Starting at the first line of the listing below, repeat each line exactly until the line containing "plt.rcParams['font.family'] = ['Liberation", which you include. Leave out pictures.

+===+

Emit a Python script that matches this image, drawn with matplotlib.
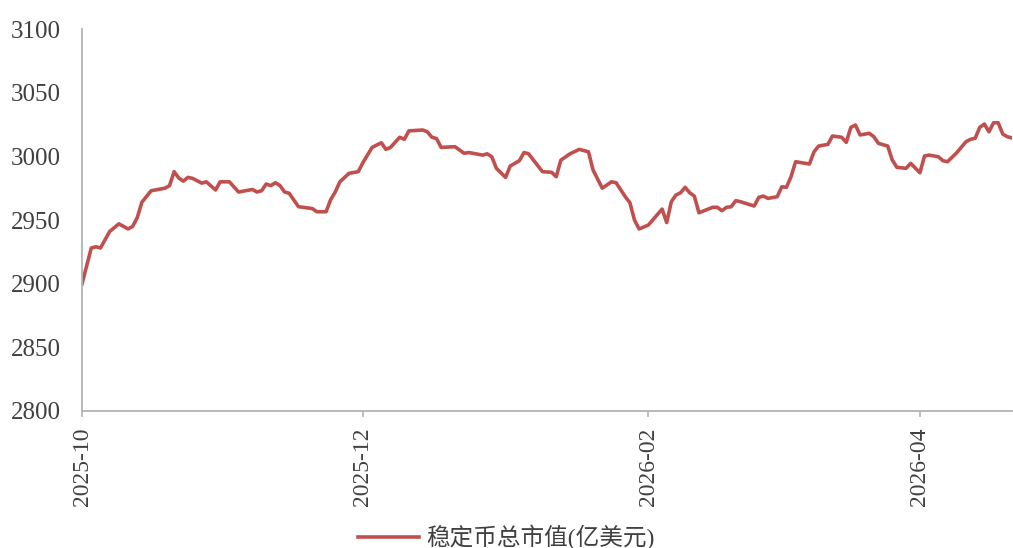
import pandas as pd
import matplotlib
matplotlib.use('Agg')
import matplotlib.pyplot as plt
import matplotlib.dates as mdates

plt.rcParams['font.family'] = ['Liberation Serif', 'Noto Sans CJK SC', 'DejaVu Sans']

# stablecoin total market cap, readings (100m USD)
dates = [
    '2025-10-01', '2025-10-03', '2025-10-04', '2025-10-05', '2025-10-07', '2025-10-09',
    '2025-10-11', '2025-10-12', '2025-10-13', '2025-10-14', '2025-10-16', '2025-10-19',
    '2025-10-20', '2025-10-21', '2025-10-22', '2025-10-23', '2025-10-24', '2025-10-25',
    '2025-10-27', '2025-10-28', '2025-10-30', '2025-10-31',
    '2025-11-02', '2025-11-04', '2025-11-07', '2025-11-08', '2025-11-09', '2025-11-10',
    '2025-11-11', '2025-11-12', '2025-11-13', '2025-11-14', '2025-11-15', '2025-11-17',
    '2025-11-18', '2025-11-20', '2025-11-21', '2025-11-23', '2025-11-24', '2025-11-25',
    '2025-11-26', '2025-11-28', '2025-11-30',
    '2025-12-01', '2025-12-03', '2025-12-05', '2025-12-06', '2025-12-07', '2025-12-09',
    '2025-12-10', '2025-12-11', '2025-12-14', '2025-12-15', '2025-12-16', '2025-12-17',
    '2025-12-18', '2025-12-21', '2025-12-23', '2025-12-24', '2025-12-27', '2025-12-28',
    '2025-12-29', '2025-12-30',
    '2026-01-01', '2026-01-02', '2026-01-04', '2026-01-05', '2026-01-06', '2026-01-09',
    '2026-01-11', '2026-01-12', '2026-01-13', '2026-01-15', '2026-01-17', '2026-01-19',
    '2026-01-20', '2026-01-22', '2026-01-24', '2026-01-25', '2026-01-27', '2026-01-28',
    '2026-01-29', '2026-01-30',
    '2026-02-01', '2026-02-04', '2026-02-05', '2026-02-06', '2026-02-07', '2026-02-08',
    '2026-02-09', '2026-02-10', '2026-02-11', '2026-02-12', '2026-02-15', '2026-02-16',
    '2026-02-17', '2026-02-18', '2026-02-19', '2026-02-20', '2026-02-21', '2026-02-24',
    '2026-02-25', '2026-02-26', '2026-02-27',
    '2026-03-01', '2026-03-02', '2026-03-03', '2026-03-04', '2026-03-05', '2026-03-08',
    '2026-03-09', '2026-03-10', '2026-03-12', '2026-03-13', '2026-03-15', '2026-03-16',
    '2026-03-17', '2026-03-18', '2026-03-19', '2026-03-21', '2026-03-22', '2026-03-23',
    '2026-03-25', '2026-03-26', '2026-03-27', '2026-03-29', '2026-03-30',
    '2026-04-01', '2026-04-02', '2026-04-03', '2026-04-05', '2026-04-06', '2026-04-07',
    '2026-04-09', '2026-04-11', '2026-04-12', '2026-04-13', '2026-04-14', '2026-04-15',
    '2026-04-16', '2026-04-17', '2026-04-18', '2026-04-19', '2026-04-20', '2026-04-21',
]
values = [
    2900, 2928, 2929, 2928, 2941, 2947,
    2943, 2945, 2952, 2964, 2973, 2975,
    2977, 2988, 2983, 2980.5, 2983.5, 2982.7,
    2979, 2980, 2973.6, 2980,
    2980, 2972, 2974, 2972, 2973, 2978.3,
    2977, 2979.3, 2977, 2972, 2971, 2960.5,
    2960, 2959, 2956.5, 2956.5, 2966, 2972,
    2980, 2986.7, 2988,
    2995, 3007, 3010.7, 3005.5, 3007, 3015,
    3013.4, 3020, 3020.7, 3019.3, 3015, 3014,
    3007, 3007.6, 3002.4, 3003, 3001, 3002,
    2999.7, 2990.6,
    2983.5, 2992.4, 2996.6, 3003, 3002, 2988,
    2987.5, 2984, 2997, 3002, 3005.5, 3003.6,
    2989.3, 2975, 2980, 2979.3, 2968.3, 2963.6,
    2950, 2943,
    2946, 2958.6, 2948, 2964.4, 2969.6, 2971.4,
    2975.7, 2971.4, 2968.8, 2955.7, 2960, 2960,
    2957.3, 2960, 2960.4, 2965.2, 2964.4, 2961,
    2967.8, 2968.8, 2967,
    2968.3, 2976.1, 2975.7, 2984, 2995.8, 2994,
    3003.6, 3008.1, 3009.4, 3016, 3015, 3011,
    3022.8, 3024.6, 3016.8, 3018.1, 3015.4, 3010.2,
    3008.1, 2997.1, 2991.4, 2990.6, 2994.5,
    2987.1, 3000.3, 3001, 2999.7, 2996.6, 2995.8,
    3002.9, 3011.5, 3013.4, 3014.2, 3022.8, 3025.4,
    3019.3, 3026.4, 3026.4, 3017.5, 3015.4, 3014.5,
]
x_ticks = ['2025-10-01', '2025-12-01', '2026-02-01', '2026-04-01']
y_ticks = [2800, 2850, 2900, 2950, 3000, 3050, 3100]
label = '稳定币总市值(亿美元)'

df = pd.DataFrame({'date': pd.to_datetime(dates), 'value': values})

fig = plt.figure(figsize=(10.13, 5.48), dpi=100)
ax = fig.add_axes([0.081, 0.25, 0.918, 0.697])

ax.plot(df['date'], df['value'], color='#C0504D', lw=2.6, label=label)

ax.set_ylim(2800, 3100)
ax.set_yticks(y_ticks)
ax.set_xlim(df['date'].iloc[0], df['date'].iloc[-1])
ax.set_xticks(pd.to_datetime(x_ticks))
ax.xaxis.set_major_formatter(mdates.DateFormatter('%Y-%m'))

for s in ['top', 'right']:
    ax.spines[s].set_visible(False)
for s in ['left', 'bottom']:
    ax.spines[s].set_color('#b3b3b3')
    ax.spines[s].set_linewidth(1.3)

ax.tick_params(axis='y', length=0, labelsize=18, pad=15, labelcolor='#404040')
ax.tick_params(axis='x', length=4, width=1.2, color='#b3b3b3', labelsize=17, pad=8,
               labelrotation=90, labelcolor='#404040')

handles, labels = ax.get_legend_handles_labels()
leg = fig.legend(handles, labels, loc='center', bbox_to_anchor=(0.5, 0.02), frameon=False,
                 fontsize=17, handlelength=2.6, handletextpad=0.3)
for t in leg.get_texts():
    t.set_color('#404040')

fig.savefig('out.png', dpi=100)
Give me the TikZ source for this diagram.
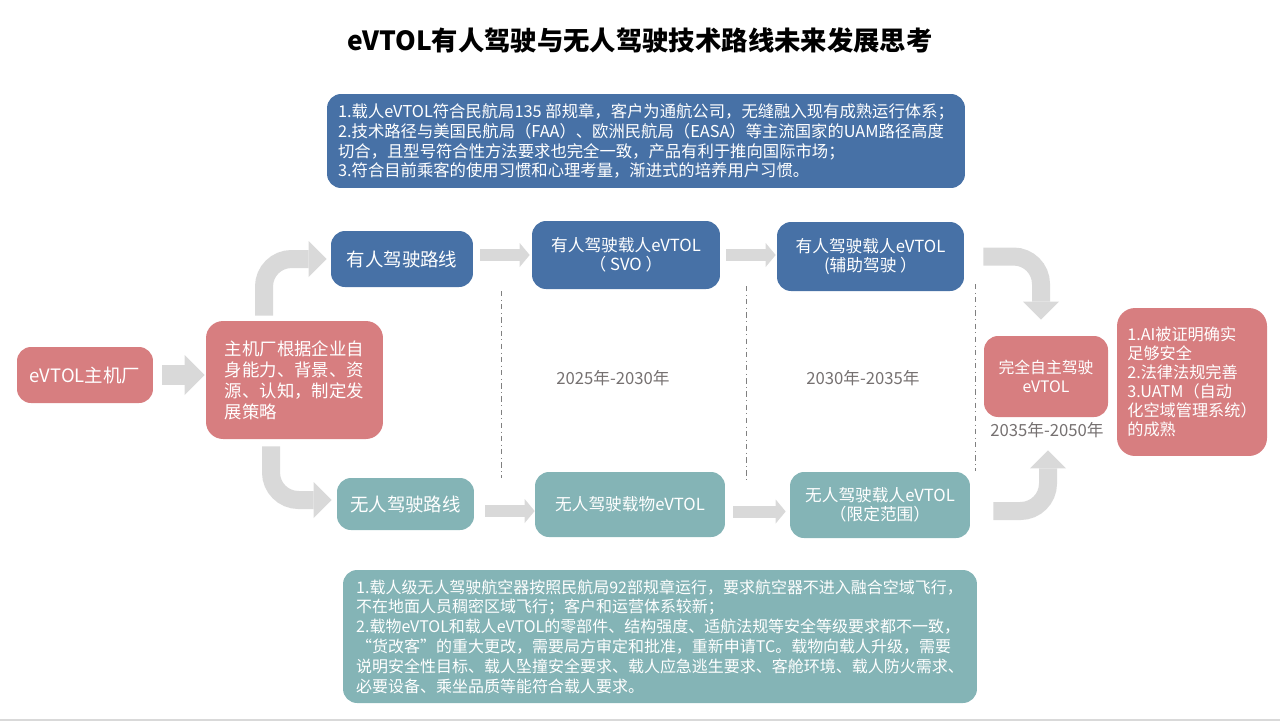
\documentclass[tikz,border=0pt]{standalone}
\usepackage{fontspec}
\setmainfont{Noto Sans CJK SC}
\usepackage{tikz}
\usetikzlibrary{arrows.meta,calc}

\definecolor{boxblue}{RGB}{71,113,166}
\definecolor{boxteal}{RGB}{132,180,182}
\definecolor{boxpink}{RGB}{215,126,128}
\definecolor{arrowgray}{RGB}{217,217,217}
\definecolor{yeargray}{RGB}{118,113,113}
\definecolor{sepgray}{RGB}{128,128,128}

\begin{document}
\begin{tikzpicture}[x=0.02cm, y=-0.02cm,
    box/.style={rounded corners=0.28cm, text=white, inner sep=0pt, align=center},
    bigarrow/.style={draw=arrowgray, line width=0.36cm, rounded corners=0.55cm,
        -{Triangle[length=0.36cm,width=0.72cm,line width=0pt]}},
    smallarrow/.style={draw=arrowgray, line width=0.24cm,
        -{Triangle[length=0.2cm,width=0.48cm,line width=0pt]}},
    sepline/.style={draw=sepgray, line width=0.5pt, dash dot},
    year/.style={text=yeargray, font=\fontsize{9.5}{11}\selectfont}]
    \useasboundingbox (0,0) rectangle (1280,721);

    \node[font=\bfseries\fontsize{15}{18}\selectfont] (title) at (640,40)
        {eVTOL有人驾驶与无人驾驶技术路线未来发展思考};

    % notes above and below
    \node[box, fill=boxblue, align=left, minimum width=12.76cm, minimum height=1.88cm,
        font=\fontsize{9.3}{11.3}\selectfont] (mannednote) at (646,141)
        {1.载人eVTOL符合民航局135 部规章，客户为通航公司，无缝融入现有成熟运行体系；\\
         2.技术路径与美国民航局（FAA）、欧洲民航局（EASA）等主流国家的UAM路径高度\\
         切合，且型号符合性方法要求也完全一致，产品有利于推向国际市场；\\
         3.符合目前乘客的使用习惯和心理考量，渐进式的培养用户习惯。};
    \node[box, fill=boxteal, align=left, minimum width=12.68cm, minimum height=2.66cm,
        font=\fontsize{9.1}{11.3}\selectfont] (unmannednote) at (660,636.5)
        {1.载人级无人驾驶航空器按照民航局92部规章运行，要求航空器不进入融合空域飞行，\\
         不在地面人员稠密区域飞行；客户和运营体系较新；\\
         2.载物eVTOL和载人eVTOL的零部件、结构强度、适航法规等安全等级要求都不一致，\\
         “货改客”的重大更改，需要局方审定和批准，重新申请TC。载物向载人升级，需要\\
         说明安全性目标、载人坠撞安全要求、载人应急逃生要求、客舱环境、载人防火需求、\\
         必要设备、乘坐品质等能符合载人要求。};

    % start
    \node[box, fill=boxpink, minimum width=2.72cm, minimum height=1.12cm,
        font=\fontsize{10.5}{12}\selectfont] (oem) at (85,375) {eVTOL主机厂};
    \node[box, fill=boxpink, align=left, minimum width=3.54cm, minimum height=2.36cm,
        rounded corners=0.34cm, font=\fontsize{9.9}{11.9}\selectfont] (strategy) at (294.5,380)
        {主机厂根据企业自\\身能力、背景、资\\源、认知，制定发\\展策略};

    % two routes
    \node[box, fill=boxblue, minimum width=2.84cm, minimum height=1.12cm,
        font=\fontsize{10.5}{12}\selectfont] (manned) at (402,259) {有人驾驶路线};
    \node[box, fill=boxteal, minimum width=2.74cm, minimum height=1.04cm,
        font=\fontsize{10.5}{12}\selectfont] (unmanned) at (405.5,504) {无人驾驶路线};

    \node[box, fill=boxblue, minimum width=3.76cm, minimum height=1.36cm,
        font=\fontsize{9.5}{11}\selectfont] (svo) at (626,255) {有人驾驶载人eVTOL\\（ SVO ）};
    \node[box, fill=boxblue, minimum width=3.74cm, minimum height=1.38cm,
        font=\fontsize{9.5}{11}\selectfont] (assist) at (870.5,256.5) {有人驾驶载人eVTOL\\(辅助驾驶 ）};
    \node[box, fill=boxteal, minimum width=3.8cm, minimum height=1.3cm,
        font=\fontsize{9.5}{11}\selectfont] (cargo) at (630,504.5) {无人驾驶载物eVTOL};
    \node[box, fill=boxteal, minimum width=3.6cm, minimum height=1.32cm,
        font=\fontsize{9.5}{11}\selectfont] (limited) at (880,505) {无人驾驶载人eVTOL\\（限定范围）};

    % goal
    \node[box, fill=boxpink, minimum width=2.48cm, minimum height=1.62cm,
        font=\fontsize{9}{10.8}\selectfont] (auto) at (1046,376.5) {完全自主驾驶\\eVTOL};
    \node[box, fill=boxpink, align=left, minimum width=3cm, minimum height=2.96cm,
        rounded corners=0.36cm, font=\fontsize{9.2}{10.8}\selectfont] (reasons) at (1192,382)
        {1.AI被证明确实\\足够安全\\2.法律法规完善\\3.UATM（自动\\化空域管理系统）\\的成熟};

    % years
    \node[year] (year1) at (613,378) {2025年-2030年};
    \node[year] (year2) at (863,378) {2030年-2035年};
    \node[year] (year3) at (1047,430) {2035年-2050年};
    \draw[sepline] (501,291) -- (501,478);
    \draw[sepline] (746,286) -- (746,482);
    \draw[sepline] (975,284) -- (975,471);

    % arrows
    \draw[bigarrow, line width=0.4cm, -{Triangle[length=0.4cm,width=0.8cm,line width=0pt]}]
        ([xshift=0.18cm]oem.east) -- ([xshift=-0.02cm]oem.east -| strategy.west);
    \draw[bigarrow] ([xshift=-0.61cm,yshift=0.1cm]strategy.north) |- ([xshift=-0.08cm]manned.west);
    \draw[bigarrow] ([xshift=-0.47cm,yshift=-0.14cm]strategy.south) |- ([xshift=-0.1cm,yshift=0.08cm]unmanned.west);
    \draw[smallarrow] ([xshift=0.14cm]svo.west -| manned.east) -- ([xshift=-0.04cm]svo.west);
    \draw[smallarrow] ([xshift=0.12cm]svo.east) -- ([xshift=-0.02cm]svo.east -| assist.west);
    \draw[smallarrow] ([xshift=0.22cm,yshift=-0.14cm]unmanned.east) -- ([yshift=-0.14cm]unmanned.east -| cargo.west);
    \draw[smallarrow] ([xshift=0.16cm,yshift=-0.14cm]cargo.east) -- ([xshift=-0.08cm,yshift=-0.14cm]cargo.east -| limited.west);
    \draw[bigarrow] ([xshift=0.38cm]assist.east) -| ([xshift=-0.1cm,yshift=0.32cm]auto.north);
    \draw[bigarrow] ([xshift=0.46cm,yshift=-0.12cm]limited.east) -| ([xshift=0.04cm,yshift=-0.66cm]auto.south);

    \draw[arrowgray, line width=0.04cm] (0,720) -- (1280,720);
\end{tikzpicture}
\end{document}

+===+

> [FULL RESPONSE]:
Emit a Python script that matches this image, drawn with matplotlib.
import pandas as pd
import matplotlib
matplotlib.use('Agg')
import matplotlib.pyplot as plt
import matplotlib.dates as mdates

plt.rcParams['font.family'] = ['Liberation Serif', 'Noto Sans CJK SC', 'DejaVu Sans']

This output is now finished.